Termina aqui a primeira parte do meu comentário.
Segunda parte:
Este livro é uma paródia total no melhor dos sentidos. Sarcasmo, crítica, sátira e montes de gargalhadas. Parabéns e obrigado por este divertimento.

Sinopse
Um país chamado Portugal atravessa uma crise e está sob tutela de uma troika. Apesar da maior parte da população viver no limiar de pobreza, uma pequena elite desgoverna a nação, indiferente ao sofrimento dos seus conterrâneos. O Diabo, entediado pela espera de mil anos, vê a sua oportunidade de conquistar, como deputado de um partido de direita, este novo inferno com sede na Assembleia da República. Mas o que o Diabo veio encontrar envergonha até um Príncipe das Trevas. E, de natureza rebelde e contestatária, acaba por se apaixonar por uma deputada da ala contrária… Neste romance, os autores abordam despudoradamente religião, política, sexo, morte… e futebol, pois claro…

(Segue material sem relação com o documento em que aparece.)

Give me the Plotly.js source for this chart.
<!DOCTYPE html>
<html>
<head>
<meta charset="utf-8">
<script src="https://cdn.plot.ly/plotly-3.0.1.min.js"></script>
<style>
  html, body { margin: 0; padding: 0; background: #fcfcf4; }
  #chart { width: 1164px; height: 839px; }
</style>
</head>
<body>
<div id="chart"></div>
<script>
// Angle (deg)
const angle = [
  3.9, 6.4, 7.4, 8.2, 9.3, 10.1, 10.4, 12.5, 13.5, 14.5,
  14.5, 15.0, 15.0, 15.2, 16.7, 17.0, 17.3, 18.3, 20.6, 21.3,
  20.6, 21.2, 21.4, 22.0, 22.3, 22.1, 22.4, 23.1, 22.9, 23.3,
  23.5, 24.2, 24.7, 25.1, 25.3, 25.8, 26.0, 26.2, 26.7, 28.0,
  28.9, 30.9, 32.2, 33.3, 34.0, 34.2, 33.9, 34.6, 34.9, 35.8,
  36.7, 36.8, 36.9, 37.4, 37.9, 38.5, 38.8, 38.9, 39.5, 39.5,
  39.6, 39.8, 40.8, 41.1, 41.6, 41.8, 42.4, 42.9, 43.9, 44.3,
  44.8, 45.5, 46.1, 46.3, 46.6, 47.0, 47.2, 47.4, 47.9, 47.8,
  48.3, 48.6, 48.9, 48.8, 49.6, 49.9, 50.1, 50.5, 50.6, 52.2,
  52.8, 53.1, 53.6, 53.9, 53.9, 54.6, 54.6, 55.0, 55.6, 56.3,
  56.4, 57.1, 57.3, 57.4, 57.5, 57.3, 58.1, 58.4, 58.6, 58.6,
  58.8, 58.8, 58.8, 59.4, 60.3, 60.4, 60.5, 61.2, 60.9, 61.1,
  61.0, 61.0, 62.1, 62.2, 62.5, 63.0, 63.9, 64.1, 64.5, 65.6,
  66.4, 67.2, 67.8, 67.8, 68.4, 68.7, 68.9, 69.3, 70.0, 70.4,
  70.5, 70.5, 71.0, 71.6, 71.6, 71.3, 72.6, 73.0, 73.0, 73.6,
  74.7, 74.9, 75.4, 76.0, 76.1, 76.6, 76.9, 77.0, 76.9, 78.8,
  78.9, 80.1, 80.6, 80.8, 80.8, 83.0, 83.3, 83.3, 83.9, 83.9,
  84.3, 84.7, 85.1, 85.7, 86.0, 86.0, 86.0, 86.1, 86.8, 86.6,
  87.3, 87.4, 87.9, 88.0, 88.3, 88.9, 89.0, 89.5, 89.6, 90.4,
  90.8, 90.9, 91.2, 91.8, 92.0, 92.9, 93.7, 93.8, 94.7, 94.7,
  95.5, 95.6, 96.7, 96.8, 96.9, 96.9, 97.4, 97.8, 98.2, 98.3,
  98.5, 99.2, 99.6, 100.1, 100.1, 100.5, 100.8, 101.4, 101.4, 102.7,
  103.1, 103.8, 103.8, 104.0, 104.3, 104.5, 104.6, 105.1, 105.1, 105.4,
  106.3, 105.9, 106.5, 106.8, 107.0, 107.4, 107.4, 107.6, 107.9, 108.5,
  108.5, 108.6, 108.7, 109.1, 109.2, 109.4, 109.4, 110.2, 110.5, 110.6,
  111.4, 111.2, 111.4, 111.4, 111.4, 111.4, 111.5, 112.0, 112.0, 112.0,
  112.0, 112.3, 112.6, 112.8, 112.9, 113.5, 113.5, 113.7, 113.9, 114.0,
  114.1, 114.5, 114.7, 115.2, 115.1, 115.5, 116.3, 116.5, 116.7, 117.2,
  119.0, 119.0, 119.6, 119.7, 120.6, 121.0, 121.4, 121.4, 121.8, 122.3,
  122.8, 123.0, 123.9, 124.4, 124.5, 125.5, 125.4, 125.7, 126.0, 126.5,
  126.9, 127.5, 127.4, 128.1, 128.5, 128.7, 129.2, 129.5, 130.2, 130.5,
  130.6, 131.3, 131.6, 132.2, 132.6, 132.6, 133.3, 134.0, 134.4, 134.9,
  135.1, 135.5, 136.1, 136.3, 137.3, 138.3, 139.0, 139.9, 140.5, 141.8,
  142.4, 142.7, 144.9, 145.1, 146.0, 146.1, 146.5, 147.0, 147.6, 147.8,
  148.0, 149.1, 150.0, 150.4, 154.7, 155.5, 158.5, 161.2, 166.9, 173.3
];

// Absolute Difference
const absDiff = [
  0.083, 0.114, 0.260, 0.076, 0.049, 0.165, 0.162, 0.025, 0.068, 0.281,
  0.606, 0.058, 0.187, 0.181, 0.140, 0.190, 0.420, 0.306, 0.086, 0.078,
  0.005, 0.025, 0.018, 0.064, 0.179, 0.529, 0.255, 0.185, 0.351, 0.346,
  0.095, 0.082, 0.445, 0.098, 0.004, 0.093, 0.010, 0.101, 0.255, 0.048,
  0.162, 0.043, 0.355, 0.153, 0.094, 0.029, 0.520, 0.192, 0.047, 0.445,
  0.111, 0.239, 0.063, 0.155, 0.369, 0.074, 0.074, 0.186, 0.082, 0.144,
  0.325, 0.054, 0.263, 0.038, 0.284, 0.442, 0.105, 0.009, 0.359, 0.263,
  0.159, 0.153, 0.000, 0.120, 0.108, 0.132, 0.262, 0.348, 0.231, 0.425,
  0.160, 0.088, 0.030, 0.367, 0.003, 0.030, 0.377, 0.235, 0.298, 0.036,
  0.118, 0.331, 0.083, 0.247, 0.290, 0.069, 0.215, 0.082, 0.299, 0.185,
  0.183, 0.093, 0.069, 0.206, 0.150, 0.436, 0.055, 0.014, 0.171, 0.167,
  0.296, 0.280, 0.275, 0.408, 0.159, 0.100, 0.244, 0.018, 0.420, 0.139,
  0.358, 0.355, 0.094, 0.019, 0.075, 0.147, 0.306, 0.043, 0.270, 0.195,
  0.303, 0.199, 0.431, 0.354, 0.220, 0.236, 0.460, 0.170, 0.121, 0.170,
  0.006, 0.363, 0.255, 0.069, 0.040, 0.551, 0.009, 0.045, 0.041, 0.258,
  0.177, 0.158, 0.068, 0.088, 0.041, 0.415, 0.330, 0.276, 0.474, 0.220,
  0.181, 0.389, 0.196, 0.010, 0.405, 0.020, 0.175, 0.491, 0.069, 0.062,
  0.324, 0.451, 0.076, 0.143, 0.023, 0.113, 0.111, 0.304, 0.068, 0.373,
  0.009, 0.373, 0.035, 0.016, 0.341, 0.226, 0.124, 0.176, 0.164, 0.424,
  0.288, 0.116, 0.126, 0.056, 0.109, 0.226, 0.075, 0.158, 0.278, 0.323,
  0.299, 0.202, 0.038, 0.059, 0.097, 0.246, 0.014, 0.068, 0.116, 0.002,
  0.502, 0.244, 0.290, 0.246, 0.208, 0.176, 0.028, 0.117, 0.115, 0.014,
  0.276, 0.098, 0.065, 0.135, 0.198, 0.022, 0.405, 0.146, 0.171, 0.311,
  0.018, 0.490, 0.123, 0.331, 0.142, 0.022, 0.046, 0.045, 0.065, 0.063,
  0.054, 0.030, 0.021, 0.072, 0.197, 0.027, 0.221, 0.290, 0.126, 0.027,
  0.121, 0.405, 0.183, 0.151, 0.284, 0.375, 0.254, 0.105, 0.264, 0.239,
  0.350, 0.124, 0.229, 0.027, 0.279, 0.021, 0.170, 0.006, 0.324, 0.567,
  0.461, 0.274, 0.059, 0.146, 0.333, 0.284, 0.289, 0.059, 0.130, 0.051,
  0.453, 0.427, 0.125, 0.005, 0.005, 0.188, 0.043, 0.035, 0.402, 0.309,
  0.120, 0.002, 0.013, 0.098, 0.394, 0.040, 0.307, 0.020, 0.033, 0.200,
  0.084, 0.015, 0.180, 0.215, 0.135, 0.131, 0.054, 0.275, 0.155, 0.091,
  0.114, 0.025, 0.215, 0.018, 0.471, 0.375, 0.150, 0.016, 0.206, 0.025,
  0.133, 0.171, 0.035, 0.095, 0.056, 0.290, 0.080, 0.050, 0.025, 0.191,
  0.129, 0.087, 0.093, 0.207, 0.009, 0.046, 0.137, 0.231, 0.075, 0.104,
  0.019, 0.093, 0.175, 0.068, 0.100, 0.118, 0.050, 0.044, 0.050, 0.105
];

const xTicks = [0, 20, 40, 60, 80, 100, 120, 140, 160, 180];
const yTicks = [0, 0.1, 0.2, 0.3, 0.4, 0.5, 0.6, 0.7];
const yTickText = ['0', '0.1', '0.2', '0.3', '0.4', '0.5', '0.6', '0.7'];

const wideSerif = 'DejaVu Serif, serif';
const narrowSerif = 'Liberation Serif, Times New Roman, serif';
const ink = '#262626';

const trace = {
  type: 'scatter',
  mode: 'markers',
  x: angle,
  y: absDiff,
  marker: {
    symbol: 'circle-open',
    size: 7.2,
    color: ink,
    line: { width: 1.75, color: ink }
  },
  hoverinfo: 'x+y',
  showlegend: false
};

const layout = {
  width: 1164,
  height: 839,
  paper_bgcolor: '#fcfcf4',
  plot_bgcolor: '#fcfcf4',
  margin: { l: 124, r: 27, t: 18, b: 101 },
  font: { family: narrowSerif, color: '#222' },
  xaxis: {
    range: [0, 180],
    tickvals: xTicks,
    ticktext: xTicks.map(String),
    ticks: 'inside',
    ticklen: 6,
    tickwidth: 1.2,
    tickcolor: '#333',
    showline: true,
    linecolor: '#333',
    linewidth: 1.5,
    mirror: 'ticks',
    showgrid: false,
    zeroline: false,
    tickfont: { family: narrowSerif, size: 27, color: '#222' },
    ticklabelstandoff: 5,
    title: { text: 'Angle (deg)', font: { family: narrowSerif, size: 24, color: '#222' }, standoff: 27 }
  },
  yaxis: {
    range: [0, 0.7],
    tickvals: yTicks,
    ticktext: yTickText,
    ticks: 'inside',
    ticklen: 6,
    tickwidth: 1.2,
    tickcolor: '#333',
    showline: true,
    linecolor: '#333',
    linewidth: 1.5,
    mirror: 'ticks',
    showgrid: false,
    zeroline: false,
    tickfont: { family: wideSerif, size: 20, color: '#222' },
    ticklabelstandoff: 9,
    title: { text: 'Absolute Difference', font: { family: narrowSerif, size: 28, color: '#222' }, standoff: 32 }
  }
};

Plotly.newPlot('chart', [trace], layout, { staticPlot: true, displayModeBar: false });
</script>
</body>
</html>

sábado, 1 de novembro de 2014

Ocaso das Letras - Pedro de Sá


Comentário:
Nesta publicação da Chiado Editora, este livro vem classificado como “de crónicas”. Custa-me um pouco encará-lo dessa forma; na minha opinião este é um livro de reflexões; um livro de pensamentos e emoções, sentimentos ou apenas emoções dispersas. Ou seja, um livro feito de todos aqueles pensamentos e emoções que compõem a nossa vida. Quase em forma de diário, Pedro de Sá, que já nos impressionara com as suas obras anteriores, oferece-nos um autêntico passeio pela intensa atividade interior que a vida desperta num ser humano sensível aos fenómenos, pequenos e grandes, que o rodeiam.
O maior problema dos livros ditos “de crónicas” é não seguirem aquela linha contínua que desperta e mantém o interesse do leitor, ou seja, uma narrativa; o formato de textos curtos tendem a espartilhar o enredo. Mas se o livro de Pedro de Sá corre, dessa forma, o risco de ser considerado menos apelativo, ele revela, por outro lado, fortes motivos de interesse. Antes de mais, é clara na escrita do autor uma certa procura do sentido da vida; isto pode parecer abstrato, mas o realismo da escrita torna essa procura algo de bem objetivo: esse sentido da vida parece situar-se algures entre dois extremos: o banal quotidiano e uma intensa vida interior. Do gesto mais banal ao pensamento mais elaborado, este livro é uma viagem entre esses dois polos. Afinal, dentro de um ser humano há sempre dois mundos – um objetivo, concreto, e outro feito de pensamentos e sonhos. É dentro desta última esfera que a escrita de Pedro de Sá se move, mas sem que este mundo interior alguma vez se liberte desse outro polo, o concreto. A questão que parece restar é esta: a qual desses dois mundos nos escravizamos? Ou aos dois?
À medida que avançamos no livro, algo vai surgindo, lentamente, como um verdadeiro monstro emergindo de águas profundas: o tempo. Um tempo que é passado, sob a forma de memórias de infância ou de sonhos perdidos, outras vezes tomando forma de saudade – “o passado a nascer-lhe” (pág. 85) é a força da memória, o peso das recordações, o labirinto da saudade. A saudade, uma espécie de dor que fica a meio passo da morte; passado e futuro unidos por uma dor de existir que é única e fatal. Este tom sombrio, de poesia dolorida, faz deste livro uma espécie de catarse da dor; um ocaso que não é só das letras – é da vida.
Enfim, uma obra que merece ser lida, a fazer lembrar Vergílio Ferreira na interioridade da prosa poética ou António Lobo Antunes num intenso  mergulho interior.